From the listing that follows, output everything exactly except the pictures.

DATA SECTION
——————

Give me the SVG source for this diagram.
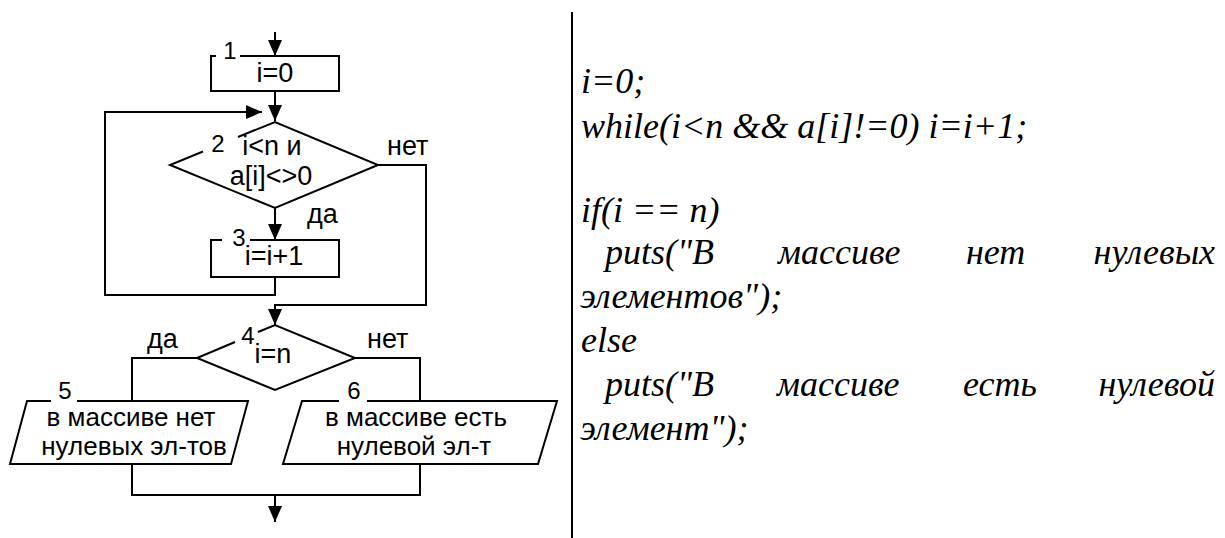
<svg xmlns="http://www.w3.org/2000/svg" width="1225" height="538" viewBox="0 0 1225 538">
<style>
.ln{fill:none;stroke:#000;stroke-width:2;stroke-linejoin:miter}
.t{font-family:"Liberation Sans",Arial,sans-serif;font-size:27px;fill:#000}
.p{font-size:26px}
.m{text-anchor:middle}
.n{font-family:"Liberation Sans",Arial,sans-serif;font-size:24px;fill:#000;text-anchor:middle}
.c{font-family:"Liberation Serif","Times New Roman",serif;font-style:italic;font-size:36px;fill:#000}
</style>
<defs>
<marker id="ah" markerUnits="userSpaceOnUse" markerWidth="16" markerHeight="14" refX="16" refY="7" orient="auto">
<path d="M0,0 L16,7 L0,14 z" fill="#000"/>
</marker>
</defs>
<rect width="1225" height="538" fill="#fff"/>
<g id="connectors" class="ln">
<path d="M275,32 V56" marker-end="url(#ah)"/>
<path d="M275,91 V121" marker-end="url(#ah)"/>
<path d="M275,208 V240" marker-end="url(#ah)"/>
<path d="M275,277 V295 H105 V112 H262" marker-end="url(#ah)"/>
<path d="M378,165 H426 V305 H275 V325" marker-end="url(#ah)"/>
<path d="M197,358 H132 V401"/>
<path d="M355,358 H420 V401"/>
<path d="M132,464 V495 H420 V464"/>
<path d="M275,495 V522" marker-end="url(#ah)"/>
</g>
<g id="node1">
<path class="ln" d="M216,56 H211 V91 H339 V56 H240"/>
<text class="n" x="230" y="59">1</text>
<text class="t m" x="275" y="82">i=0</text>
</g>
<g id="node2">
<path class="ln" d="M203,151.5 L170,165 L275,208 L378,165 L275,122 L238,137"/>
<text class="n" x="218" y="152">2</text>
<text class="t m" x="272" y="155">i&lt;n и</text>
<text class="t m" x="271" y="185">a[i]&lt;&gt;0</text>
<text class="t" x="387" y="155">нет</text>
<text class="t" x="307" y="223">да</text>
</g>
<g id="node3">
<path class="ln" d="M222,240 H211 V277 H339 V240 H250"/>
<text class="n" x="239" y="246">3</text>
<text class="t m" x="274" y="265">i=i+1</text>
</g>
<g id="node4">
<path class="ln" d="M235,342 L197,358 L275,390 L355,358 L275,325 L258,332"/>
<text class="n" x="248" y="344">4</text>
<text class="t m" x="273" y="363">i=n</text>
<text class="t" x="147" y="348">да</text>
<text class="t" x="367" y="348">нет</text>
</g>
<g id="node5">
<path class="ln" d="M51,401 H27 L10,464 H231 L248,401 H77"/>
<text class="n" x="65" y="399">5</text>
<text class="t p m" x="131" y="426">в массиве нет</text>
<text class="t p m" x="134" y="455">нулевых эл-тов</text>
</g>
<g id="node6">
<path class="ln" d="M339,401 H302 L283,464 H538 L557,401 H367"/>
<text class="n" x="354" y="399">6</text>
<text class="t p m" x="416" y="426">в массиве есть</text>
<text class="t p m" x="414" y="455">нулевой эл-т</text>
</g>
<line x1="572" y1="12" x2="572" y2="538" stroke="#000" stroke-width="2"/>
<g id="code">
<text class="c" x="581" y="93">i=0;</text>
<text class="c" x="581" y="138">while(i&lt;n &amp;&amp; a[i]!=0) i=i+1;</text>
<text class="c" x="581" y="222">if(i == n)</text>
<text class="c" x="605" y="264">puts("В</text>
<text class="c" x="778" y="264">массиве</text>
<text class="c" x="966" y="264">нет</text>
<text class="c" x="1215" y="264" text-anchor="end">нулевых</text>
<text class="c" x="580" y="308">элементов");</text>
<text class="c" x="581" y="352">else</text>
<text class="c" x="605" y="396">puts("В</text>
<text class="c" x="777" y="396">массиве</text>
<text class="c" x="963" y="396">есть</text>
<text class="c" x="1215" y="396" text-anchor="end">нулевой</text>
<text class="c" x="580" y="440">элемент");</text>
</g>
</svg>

——————

ANSWER TO THE PROBLEM
Give me the SVG source for this diagram.
<svg xmlns="http://www.w3.org/2000/svg" width="1225" height="538" viewBox="0 0 1225 538">
<style>
.ln{fill:none;stroke:#000;stroke-width:2;stroke-linejoin:miter}
.t{font-family:"Liberation Sans",Arial,sans-serif;font-size:27px;fill:#000}
.p{font-size:26px}
.m{text-anchor:middle}
.n{font-family:"Liberation Sans",Arial,sans-serif;font-size:24px;fill:#000;text-anchor:middle}
.c{font-family:"Liberation Serif","Times New Roman",serif;font-style:italic;font-size:36px;fill:#000}
</style>
<defs>
<marker id="ah" markerUnits="userSpaceOnUse" markerWidth="16" markerHeight="14" refX="16" refY="7" orient="auto">
<path d="M0,0 L16,7 L0,14 z" fill="#000"/>
</marker>
</defs>
<rect width="1225" height="538" fill="#fff"/>
<g id="connectors" class="ln">
<path d="M275,32 V56" marker-end="url(#ah)"/>
<path d="M275,91 V121" marker-end="url(#ah)"/>
<path d="M275,208 V240" marker-end="url(#ah)"/>
<path d="M275,277 V295 H105 V112 H262" marker-end="url(#ah)"/>
<path d="M378,165 H426 V305 H275 V325" marker-end="url(#ah)"/>
<path d="M197,358 H132 V401"/>
<path d="M355,358 H420 V401"/>
<path d="M132,464 V495 H420 V464"/>
<path d="M275,495 V522" marker-end="url(#ah)"/>
</g>
<g id="node1">
<path class="ln" d="M216,56 H211 V91 H339 V56 H240"/>
<text class="n" x="230" y="59">1</text>
<text class="t m" x="275" y="82">i=0</text>
</g>
<g id="node2">
<path class="ln" d="M203,151.5 L170,165 L275,208 L378,165 L275,122 L238,137"/>
<text class="n" x="218" y="152">2</text>
<text class="t m" x="272" y="155">i&lt;n и</text>
<text class="t m" x="271" y="185">a[i]&lt;&gt;0</text>
<text class="t" x="387" y="155">нет</text>
<text class="t" x="307" y="223">да</text>
</g>
<g id="node3">
<path class="ln" d="M222,240 H211 V277 H339 V240 H250"/>
<text class="n" x="239" y="246">3</text>
<text class="t m" x="274" y="265">i=i+1</text>
</g>
<g id="node4">
<path class="ln" d="M235,342 L197,358 L275,390 L355,358 L275,325 L258,332"/>
<text class="n" x="248" y="344">4</text>
<text class="t m" x="273" y="363">i=n</text>
<text class="t" x="147" y="348">да</text>
<text class="t" x="367" y="348">нет</text>
</g>
<g id="node5">
<path class="ln" d="M51,401 H27 L10,464 H231 L248,401 H77"/>
<text class="n" x="65" y="399">5</text>
<text class="t p m" x="131" y="426">в массиве нет</text>
<text class="t p m" x="134" y="455">нулевых эл-тов</text>
</g>
<g id="node6">
<path class="ln" d="M339,401 H302 L283,464 H538 L557,401 H367"/>
<text class="n" x="354" y="399">6</text>
<text class="t p m" x="416" y="426">в массиве есть</text>
<text class="t p m" x="414" y="455">нулевой эл-т</text>
</g>
<line x1="572" y1="12" x2="572" y2="538" stroke="#000" stroke-width="2"/>
<g id="code">
<text class="c" x="581" y="93">i=0;</text>
<text class="c" x="581" y="138">while(i&lt;n &amp;&amp; a[i]!=0) i=i+1;</text>
<text class="c" x="581" y="222">if(i == n)</text>
<text class="c" x="605" y="264">puts("В</text>
<text class="c" x="778" y="264">массиве</text>
<text class="c" x="966" y="264">нет</text>
<text class="c" x="1215" y="264" text-anchor="end">нулевых</text>
<text class="c" x="580" y="308">элементов");</text>
<text class="c" x="581" y="352">else</text>
<text class="c" x="605" y="396">puts("В</text>
<text class="c" x="777" y="396">массиве</text>
<text class="c" x="963" y="396">есть</text>
<text class="c" x="1215" y="396" text-anchor="end">нулевой</text>
<text class="c" x="580" y="440">элемент");</text>
</g>
</svg>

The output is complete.